## Exercise materials
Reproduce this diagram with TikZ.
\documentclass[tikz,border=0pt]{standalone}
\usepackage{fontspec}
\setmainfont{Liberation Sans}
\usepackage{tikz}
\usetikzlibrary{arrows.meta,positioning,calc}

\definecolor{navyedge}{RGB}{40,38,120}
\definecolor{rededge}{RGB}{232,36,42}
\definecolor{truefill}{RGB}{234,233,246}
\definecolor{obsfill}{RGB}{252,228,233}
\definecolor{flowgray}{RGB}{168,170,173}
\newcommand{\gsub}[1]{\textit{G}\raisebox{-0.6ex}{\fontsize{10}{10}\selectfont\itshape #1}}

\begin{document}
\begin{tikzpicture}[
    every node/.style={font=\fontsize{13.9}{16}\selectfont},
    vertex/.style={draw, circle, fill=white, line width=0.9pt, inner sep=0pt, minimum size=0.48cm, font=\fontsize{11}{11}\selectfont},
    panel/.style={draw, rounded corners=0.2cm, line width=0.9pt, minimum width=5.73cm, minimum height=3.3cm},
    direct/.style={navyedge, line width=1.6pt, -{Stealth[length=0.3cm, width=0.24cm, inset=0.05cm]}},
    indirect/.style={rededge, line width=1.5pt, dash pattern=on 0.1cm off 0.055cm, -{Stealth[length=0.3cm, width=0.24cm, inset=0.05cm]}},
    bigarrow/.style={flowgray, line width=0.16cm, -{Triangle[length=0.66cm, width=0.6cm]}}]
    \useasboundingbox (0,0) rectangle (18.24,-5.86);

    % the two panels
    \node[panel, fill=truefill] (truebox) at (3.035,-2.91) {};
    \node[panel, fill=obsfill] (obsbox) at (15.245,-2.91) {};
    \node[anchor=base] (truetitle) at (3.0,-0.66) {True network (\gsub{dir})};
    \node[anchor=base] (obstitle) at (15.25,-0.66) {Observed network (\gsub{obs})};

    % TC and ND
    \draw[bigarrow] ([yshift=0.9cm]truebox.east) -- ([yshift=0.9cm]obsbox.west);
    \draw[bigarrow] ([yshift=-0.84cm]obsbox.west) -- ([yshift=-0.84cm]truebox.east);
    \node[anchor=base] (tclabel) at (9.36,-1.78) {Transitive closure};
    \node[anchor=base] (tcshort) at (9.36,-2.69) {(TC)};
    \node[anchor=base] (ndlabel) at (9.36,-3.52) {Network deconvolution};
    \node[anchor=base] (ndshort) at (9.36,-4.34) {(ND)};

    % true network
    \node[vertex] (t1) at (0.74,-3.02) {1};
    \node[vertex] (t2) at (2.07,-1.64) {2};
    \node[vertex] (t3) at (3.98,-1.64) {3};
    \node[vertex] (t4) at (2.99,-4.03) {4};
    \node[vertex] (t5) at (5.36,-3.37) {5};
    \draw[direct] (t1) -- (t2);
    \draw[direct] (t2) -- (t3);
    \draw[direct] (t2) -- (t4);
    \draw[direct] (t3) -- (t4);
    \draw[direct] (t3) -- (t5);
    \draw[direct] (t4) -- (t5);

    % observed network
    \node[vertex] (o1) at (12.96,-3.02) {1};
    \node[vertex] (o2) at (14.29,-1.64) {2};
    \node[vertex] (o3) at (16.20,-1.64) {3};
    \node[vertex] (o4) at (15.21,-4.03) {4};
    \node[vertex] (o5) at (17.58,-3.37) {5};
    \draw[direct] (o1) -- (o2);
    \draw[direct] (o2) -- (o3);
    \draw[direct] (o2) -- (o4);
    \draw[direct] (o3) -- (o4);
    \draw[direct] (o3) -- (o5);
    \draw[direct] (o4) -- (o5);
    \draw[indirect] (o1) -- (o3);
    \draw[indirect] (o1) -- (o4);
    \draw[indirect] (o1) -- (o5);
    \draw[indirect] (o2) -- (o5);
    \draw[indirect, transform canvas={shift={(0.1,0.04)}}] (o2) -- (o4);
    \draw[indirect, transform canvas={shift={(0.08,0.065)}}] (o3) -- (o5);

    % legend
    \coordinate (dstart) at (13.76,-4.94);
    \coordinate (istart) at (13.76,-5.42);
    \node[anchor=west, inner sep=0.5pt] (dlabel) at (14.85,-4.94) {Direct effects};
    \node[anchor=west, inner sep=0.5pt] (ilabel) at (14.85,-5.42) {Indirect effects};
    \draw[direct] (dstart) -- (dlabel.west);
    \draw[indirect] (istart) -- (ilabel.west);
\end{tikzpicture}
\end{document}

...

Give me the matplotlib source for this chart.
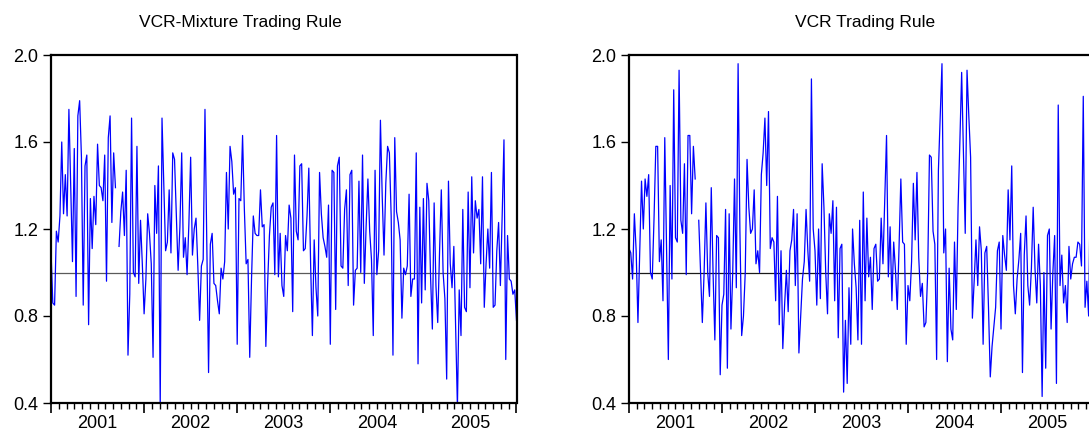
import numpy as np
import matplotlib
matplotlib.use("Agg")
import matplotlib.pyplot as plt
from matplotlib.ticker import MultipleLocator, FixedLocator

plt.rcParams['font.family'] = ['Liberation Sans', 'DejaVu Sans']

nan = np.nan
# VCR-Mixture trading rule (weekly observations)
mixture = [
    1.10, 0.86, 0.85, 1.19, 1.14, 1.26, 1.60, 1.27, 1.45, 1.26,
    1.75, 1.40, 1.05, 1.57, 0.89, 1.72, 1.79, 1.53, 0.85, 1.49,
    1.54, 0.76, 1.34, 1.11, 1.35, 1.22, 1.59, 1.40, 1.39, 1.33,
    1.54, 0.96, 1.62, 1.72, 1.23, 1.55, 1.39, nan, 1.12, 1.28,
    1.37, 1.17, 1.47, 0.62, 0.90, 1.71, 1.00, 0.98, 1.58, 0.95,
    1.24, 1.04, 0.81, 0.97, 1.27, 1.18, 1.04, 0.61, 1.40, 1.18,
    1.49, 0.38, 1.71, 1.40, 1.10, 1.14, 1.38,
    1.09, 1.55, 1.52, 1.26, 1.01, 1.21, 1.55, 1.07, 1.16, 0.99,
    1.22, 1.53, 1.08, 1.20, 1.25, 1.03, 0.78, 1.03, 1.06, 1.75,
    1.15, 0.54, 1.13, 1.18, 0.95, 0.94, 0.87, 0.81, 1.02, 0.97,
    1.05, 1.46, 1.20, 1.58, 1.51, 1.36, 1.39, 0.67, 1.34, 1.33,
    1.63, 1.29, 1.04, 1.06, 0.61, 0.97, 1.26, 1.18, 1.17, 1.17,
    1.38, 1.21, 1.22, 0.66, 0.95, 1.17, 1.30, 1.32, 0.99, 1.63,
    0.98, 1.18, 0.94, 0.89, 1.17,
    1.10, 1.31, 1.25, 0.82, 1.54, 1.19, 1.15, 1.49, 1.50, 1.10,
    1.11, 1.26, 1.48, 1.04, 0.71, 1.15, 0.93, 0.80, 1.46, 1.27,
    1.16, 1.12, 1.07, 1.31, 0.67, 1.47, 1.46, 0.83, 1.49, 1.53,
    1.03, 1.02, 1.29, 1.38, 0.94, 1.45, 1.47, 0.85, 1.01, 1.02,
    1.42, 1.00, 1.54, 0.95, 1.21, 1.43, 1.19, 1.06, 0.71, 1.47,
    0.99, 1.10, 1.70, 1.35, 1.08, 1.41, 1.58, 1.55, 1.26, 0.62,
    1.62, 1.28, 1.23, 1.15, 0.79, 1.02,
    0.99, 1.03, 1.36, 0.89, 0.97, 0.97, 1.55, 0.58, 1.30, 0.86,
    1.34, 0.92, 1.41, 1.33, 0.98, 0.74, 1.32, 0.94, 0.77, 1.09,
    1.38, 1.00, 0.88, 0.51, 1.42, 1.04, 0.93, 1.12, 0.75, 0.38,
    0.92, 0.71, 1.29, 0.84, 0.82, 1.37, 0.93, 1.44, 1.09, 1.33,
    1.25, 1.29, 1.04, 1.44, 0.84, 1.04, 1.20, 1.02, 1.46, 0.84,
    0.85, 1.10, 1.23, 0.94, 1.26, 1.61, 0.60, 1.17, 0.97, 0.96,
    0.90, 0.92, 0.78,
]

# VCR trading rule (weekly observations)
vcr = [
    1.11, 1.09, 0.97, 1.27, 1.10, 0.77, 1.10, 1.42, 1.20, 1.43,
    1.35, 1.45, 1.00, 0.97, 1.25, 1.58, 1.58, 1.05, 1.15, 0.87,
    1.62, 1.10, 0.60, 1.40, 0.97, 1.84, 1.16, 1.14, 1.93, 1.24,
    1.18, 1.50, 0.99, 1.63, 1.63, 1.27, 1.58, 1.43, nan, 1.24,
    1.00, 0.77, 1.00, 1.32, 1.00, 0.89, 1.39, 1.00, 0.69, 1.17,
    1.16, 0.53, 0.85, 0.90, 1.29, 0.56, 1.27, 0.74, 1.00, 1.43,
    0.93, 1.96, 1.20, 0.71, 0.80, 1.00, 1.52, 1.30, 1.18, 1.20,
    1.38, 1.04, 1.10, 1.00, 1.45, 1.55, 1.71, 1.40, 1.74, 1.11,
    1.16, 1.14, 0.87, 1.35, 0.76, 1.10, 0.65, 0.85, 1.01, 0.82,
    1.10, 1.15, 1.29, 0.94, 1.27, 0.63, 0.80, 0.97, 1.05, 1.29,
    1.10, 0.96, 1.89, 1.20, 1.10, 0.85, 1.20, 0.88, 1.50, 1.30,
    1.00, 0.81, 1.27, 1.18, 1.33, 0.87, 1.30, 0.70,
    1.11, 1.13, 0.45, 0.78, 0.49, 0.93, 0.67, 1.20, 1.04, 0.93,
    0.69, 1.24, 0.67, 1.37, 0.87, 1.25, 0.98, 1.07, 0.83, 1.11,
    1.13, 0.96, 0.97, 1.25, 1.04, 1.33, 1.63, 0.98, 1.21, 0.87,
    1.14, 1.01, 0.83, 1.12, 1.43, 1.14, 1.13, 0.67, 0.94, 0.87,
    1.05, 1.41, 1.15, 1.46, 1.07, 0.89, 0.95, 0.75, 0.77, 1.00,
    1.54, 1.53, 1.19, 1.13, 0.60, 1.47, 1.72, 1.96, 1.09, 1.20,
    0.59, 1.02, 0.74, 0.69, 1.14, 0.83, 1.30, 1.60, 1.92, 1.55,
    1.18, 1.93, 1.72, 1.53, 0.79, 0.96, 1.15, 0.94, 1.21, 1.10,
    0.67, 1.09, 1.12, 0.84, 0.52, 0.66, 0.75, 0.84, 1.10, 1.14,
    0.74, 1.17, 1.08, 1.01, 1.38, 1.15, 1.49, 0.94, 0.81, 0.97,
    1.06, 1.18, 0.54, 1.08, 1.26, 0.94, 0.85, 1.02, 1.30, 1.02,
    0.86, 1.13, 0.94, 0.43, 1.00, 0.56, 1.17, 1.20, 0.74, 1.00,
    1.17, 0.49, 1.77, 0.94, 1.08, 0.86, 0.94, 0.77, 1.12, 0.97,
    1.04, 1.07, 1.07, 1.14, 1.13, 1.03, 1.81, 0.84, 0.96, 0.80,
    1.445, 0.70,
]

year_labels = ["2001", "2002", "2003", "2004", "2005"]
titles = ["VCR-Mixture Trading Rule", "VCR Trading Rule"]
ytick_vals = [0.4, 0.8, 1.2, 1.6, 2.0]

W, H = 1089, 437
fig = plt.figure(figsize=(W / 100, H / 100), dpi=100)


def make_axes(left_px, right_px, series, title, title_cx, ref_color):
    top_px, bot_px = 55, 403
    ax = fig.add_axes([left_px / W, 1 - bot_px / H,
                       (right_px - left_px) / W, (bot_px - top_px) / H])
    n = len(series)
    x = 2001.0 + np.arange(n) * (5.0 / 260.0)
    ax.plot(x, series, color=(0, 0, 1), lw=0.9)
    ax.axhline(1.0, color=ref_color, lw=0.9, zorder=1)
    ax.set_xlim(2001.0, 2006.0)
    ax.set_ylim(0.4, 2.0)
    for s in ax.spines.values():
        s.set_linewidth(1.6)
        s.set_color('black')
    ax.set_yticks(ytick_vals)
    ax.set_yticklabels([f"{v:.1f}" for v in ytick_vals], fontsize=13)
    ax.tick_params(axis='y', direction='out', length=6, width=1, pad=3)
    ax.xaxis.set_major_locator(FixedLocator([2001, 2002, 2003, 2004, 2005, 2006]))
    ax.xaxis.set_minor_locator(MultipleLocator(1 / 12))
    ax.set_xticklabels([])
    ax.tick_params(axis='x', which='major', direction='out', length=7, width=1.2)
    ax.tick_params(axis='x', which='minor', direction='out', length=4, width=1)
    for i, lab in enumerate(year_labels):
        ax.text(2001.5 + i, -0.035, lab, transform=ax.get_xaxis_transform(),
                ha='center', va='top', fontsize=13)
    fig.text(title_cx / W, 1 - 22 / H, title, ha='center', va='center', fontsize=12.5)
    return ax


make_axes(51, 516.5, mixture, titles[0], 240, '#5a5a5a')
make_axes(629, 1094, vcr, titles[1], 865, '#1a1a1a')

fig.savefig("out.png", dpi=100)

* * *

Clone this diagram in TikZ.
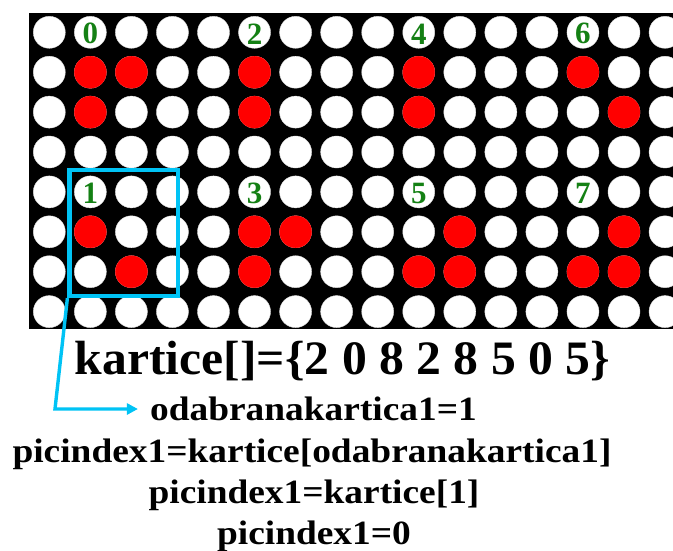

## Job
Gather each line in these records that contains the string "this".

## Problem solution
Reproduce this diagram with TikZ.
Give me the matplotlib source for this chart.
Clone this diagram in TikZ.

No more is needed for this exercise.